It’s a common truth that many of us end up doing things that we neither planned nor expected to do. Though there’s one aspect of Anna Hunter’s life that she had been working towards – living on a farm – she absolutely didn’t expect to ever run a wool mill.
Anna and I chatted recently, me in my tiny little house in downtown Toronto, Anna on her farm in rural Manitoba, and she told me her story.
Back in Canada, her experiences in yarn shops weren’t always great. Anna admits, with a nostalgic chuckle, that at the time she “very much looked the part of an activist” – sporting shirts with political slogans, having unkempt hair and wearing clothes in less-than-pristine condition – and recalls that yarn shop staff tended to assume that she was either shopping for her mother or looking to do a bit of shoplifting. She rarely felt welcome to browse, let alone shop for herself.
Facing unemployment as a work assignment came to an end, and feeling burned out from the stress and emotional toil of her activism work, Anna decided to open the yarn shop that Vancouver was missing: a place that would be welcoming to all customers, especially those who were not traditionally considered – or perhaps just not dressed like – typical knitters. She wanted Baaad Anna’s to be a safe place for people who experienced exclusion because of gender identity, race, age, or because they just didn’t fit into the mold of “knitter.” Though she was motivated in part by her own experiences in yarn shops, she also designed her new business to be an expression of her commitment to anti-oppression in all spaces, and especially in craft spaces.

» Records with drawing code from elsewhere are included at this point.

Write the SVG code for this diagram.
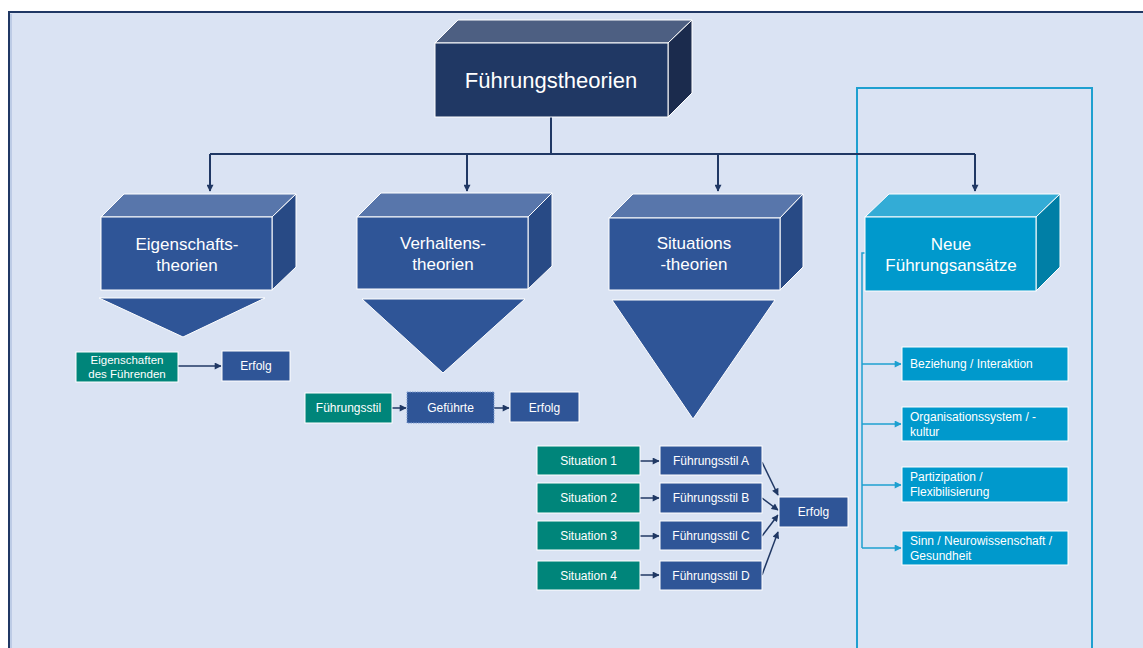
<svg xmlns="http://www.w3.org/2000/svg" width="1143" height="648" viewBox="0 0 1143 648">
<defs>
<style>
text{font-family:"Liberation Sans",Arial,sans-serif;fill:#ffffff}
.c{text-anchor:middle}
.front{fill:#2f5597;stroke:#ffffff;stroke-width:1}
.top{fill:#5876ab;stroke:#ffffff;stroke-width:1}
.side{fill:#284a85;stroke:#ffffff;stroke-width:1}
.tri{fill:#2f5597;stroke:#ffffff;stroke-width:1}
.teal{fill:#00857a;stroke:#ffffff;stroke-width:1}
.blue{fill:#2f5597;stroke:#ffffff;stroke-width:1}
.cyan{fill:#0099cc;stroke:#ffffff;stroke-width:1}
.conn{fill:none;stroke:#203864;stroke-width:2}
.conn2{fill:none;stroke:#203864;stroke-width:1.5}
.cconn{fill:none;stroke:#1ea0d0;stroke-width:1.5}
</style>
<marker id="ahs" viewBox="0 0 10 10" refX="9" refY="5" markerWidth="8" markerHeight="7" orient="auto" markerUnits="userSpaceOnUse"><path d="M0,0 L10,5 L0,10 z" fill="#203864"/></marker>
<marker id="ahc" viewBox="0 0 10 10" refX="9" refY="5" markerWidth="8" markerHeight="7" orient="auto" markerUnits="userSpaceOnUse"><path d="M0,0 L10,5 L0,10 z" fill="#1ea0d0"/></marker>
</defs>
<rect x="0" y="0" width="1143" height="648" fill="#ffffff"/>
<rect x="9" y="12" width="1140" height="640" fill="#dae3f3" stroke="#203864" stroke-width="2"/>
<line x1="11" y1="14" x2="11" y2="648" stroke="#9fb4d8" stroke-width="1"/>

<g id="frame-neue">
<rect x="857" y="88" width="235" height="565" fill="none" stroke="#1ea0d0" stroke-width="2"/>
</g>

<g id="connectors">
<path class="conn" d="M551,117 V154"/>
<path class="conn" d="M210,154 H975"/>
<path class="conn" d="M210,154 V191" marker-end="url(#ahs)"/>
<path class="conn" d="M467,154 V191" marker-end="url(#ahs)"/>
<path class="conn" d="M718,154 V191" marker-end="url(#ahs)"/>
<path class="conn" d="M975,154 V191" marker-end="url(#ahs)"/>
<path class="conn2" d="M178,366 H221" marker-end="url(#ahs)"/>
<path class="conn2" d="M392,408 H406" marker-end="url(#ahs)"/>
<path class="conn2" d="M494,408 H509" marker-end="url(#ahs)"/>
<path class="conn2" d="M640,461 H659" marker-end="url(#ahs)"/>
<path class="conn2" d="M640,498 H659" marker-end="url(#ahs)"/>
<path class="conn2" d="M640,536 H659" marker-end="url(#ahs)"/>
<path class="conn2" d="M640,575 H659" marker-end="url(#ahs)"/>
<path class="conn2" d="M762,462 L778,495" marker-end="url(#ahs)"/>
<path class="conn2" d="M762,498 L778,510" marker-end="url(#ahs)"/>
<path class="conn2" d="M762,536 L778,515" marker-end="url(#ahs)"/>
<path class="conn2" d="M762,575 L778,532" marker-end="url(#ahs)"/>
<path class="cconn" d="M866,253 H862 V548"/>
<path class="cconn" d="M862,364 H901" marker-end="url(#ahc)"/>
<path class="cconn" d="M862,424 H901" marker-end="url(#ahc)"/>
<path class="cconn" d="M862,485 H901" marker-end="url(#ahc)"/>
<path class="cconn" d="M862,548 H901" marker-end="url(#ahc)"/>
</g>

<g id="fuehrungstheorien">
<polygon points="435,43 458,20 692,20 668,43" fill="#4d5f82" stroke="#ffffff" stroke-width="1"/>
<polygon points="668,43 692,20 692,93 668,117" fill="#1b2b4d" stroke="#ffffff" stroke-width="1"/>
<rect x="435" y="43" width="233" height="74" fill="#203864" stroke="#ffffff" stroke-width="1"/>
<text class="c" x="551" y="88" font-size="22">Führungstheorien</text>
</g>

<g id="eigenschaftstheorien">
<polygon class="top" points="101,217 124,194 296,194 272,217"/>
<polygon class="side" points="272,217 296,194 296,267 272,290"/>
<rect class="front" x="101" y="217" width="171" height="73"/>
<text class="c" x="187" y="250" font-size="17">Eigenschafts-</text>
<text class="c" x="187" y="271" font-size="17">theorien</text>
<polygon class="tri" points="99,298 265,298 183,337"/>
</g>

<g id="verhaltenstheorien">
<polygon class="top" points="357,217 381,193 552,193 528,217"/>
<polygon class="side" points="528,217 552,193 552,266 528,289"/>
<rect class="front" x="357" y="217" width="171" height="72"/>
<text class="c" x="443" y="249" font-size="17">Verhaltens-</text>
<text class="c" x="443" y="270" font-size="17">theorien</text>
<polygon class="tri" points="362,299 525,299 443,373"/>
</g>

<g id="situationstheorien">
<polygon class="top" points="609,218 633,194 803,194 780,218"/>
<polygon class="side" points="780,218 803,194 803,267 780,290"/>
<rect class="front" x="609" y="218" width="171" height="72"/>
<text class="c" x="694" y="249" font-size="17">Situations</text>
<text class="c" x="694" y="270" font-size="17">-theorien</text>
<polygon class="tri" points="612,300 775,300 693,419"/>
</g>

<g id="neue-fuehrungsansaetze">
<polygon points="865,217 889,194 1060,194 1036,217" fill="#33acd6" stroke="#ffffff" stroke-width="1"/>
<polygon points="1036,217 1060,194 1060,267 1036,291" fill="#007fa6" stroke="#ffffff" stroke-width="1"/>
<rect class="cyan" x="865" y="217" width="171" height="74"/>
<text class="c" x="951" y="250" font-size="17">Neue</text>
<text class="c" x="951" y="271" font-size="17">Führungsansätze</text>
</g>

<g id="eigenschaften-des-fuehrenden">
<rect class="teal" x="76" y="352" width="102" height="30"/>
<text class="c" x="127" y="364" font-size="11.5">Eigenschaften</text>
<text class="c" x="127" y="378" font-size="11.5">des Führenden</text>
</g>
<g id="erfolg1">
<rect class="blue" x="222" y="351" width="68" height="30"/>
<text class="c" x="256" y="370" font-size="12">Erfolg</text>
</g>

<g id="fuehrungsstil">
<rect class="teal" x="305" y="393" width="87" height="30"/>
<text class="c" x="348.5" y="412" font-size="12">Führungsstil</text>
</g>
<g id="gefuehrte">
<rect x="407" y="392" width="87" height="31" fill="#2f5597" stroke="#7f9ccf" stroke-width="1" stroke-dasharray="1.5,1"/>
<text class="c" x="450.5" y="412" font-size="12">Geführte</text>
</g>
<g id="erfolg2">
<rect class="blue" x="510" y="392" width="69" height="30"/>
<text class="c" x="544.5" y="412" font-size="12">Erfolg</text>
</g>

<g id="situation1"><rect class="teal" x="537" y="446" width="103" height="29"/><text class="c" x="588.5" y="465" font-size="12">Situation 1</text></g>
<g id="situation2"><rect class="teal" x="537" y="483" width="103" height="30"/><text class="c" x="588.5" y="502" font-size="12">Situation 2</text></g>
<g id="situation3"><rect class="teal" x="537" y="521" width="103" height="29"/><text class="c" x="588.5" y="540" font-size="12">Situation 3</text></g>
<g id="situation4"><rect class="teal" x="537" y="561" width="103" height="29"/><text class="c" x="588.5" y="580" font-size="12">Situation 4</text></g>

<g id="stil-a"><rect class="blue" x="660" y="446" width="102" height="29"/><text class="c" x="711" y="465" font-size="12">Führungsstil A</text></g>
<g id="stil-b"><rect class="blue" x="660" y="483" width="102" height="30"/><text class="c" x="711" y="502" font-size="12">Führungsstil B</text></g>
<g id="stil-c"><rect class="blue" x="660" y="521" width="102" height="29"/><text class="c" x="711" y="540" font-size="12">Führungsstil C</text></g>
<g id="stil-d"><rect class="blue" x="660" y="561" width="102" height="29"/><text class="c" x="711" y="580" font-size="12">Führungsstil D</text></g>

<g id="erfolg3"><rect class="blue" x="779" y="497" width="69" height="30"/><text class="c" x="813.5" y="516" font-size="12">Erfolg</text></g>

<g id="beziehung"><rect class="cyan" x="902" y="347" width="166" height="34"/><text x="910" y="368" font-size="12">Beziehung / Interaktion</text></g>
<g id="organisation"><rect class="cyan" x="902" y="407" width="166" height="34"/><text x="910" y="421" font-size="12">Organisationssystem / -</text><text x="910" y="436" font-size="12">kultur</text></g>
<g id="partizipation"><rect class="cyan" x="902" y="467" width="166" height="35"/><text x="910" y="481" font-size="12">Partizipation /</text><text x="910" y="496" font-size="12">Flexibilisierung</text></g>
<g id="sinn"><rect class="cyan" x="902" y="531" width="166" height="34"/><text x="910" y="545" font-size="12">Sinn / Neurowissenschaft /</text><text x="910" y="560" font-size="12">Gesundheit</text></g>
</svg>
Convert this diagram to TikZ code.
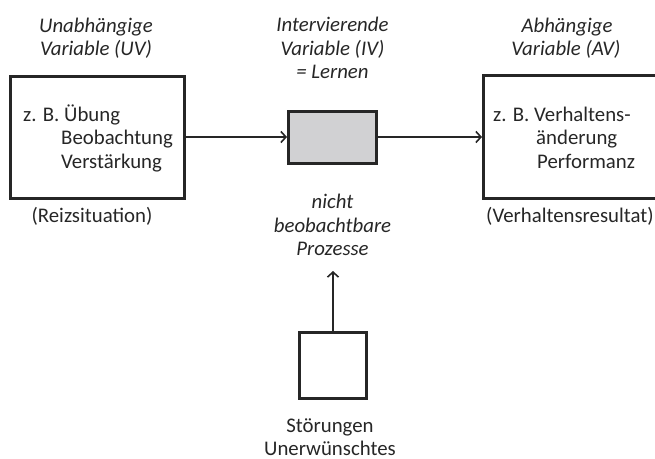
\documentclass[tikz,border=0pt]{standalone}
\usepackage{fontspec}
\setmainfont{Carlito}
\usetikzlibrary{arrows.meta}
\definecolor{ink}{HTML}{262626}
\definecolor{boxgray}{HTML}{D1D1D3}
\begin{document}
\begin{tikzpicture}[x=1pt,y=-1pt,
  every node/.style={text=ink, font=\fontsize{20.8}{24}\selectfont, inner sep=0pt},
  frame/.style={draw=ink, line width=3pt, minimum width=#1},
  arr/.style={draw=ink, line width=1.6pt, -{Straight Barb[length=5pt,width=11pt,line width=1.6pt]}},
  lbl/.style={anchor=base},
  ilbl/.style={anchor=base, font=\fontsize{20.8}{24}\selectfont\itshape},
  lft/.style={anchor=base west}]
\useasboundingbox (0,0) rectangle (655,458);
\clip (0,0) rectangle (655,458);

% boxes
\node[frame=174pt, minimum height=122pt] (uv) at (97.5,137) {};
\node[frame=88pt, minimum height=52pt, fill=boxgray] (iv) at (332.5,137) {};
\node[frame=200pt, minimum height=123pt] (av) at (583.5,137) {};
\node[frame=67pt, minimum height=66pt] (st) at (333,365.5) {};
\coordinate (tip) at (333,271);

% connectors
\draw[arr] (uv.east) -- (iv.west);
\draw[arr] (iv.east) -- (av.west);
\draw[arr] (st.north) -- (tip);

% headings
\node[ilbl] (h1a) at (96,32) {Unabhängige};
\node[ilbl] (h1b) at (96,55) {Variable (UV)};
\node[ilbl] (h2a) at (332.5,31) {Intervierende};
\node[ilbl] (h2b) at (332.5,55) {Variable (IV)};
\node[ilbl] (h2c) at (332.5,78) {= Lernen};
\node[ilbl] (h3a) at (567,32) {Abhängige};
\node[ilbl] (h3b) at (566,55) {Variable (AV)};

% box contents
\node[lft] (u1) at (23,121) {z. B. Übung};
\node[lft] (u2) at (61,144.5) {Beobachtung};
\node[lft] (u3) at (61,168) {Verstärkung};
\node[lft] (a1) at (493,121) {z. B. Verhaltens-};
\node[lft] (a2) at (536,144.5) {änderung};
\node[lft] (a3) at (537,168) {Performanz};

% captions
\node[lbl] (c1) at (92,222) {(Reizsituation)};
\node[lft] (c3) at (486,222) {(Verhaltensresultat)};
\node[ilbl] (p1) at (332.5,208) {nicht};
\node[ilbl] (p2) at (332.5,232) {beobachtbare};
\node[ilbl] (p3) at (332.5,255) {Prozesse};
\node[lbl] (s1) at (330,432) {Störungen};
\node[lbl] (s2) at (330,455) {Unerwünschtes};
\end{tikzpicture}
\end{document}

Anna’s goal was to create a 100-mile yarn shop, stocked exclusively with yarn and products made within that distance of Vancouver. There were plenty of sheep farms in the Fraser Valley, surely there was locally-produced yarn available, too? It became clear very quickly, however, that there wasn’t even enough locally manufactured yarn to fill a single shelf, let alone an entire store. So Baaad Anna’s Yarn Store opened in East Vancouver with an expanded inventory focusing on natural fibres and products from local dyers and designers.
After the birth of her second son, Anna and her husband, Luke, found themselves wanting more space. Vancouver real estate is notoriously expensive, and even with one partner running a successful business and the other with well-paid full-time work, a house for a growing family was simply out of reach.
It had been a long-term dream of the couple to move out of the city, to “homestead.” Their desire for more space coupled with the inaccessible Vancouver housing market led them to accelerate their plan significantly. After five and half years running Baaad Anna’s, they sold the business and moved to a 140-acre farm outside of Winnipeg. Their initial plan was to slowly build towards being able to provide for themselves, living off their own land as much as possible, with the expectation that within about five years of the move, they’d keep livestock. As with Anna’s approach to knitting, however, enthusiasm accelerated those plans: By their first winter they found themselves raising chickens in their living room, and within six months of their move they’d bought three piglets from a seller on Facebook.
Sheep were the natural next step, of course, which the family funded through what they call a SponsorSHEEP initiative. A brilliant mix of fibre community-supported agriculture (CSA), education and activism, the program gives yarn crafters insight into how their yarn comes to be: from the birth of the sheep, to the shearing, right through to the processing of the fleece into roving or yarn.
Anna learned that there aren’t many fibre mills in Canada, and those that do exist are focused on huge orders, or have very long wait lists. Anna was forced to send the fibre from her sheep to North Dakota to be cleaned and prepared, another blow to her persistent dream of selling – or producing – 100-mile yarn.
Now, if Anna’s homesteading journey were a movie, this next moment would be accompanied by swelling, triumphant music: In mid-2017, a couple of years after moving to the farm, Anna unpacked a box of items she’d moved from her old shop. Amongst those items: a poster. A poster from a wool mill in the Maritimes, a wool mill that manufactures and sells small-scale milling equipment. Equipment that – crucially – fits through a normal-size door. By the summer of 2018, Anna and Luke’s Long Way Homestead was set up to mill their own wool, and wool of other small-scale farmers.
They offer custom milling as a service, and mill their own wool, and buy other farmers’ wool to create their yarn line, and business is growing. They sell yarn through their website, at the farm store, and at fairs and events around Manitoba. And they’re meeting a crucial need, providing a secondary market for Canadian wool, allowing farmers to take more control over what happens to the fibre from their sheep. Read Anna’s article about the state of the Canadian wool industry, to learn more.
Anna writes a blog about her motivations, her family’s sheep, and about her transition from yarn-shop-owner life to full-time sheep farmer at longwayhomestead.com. The blog posts are fantastic, illuminating, honest and funny.
And that colourwork sweater that started Anna down this path all those many years ago? Anna laughs when recalling it. She’s still got all the pieces of the sweater in a bag somewhere, but admits that once the knitting was done, she somehow never got around to sewing it up.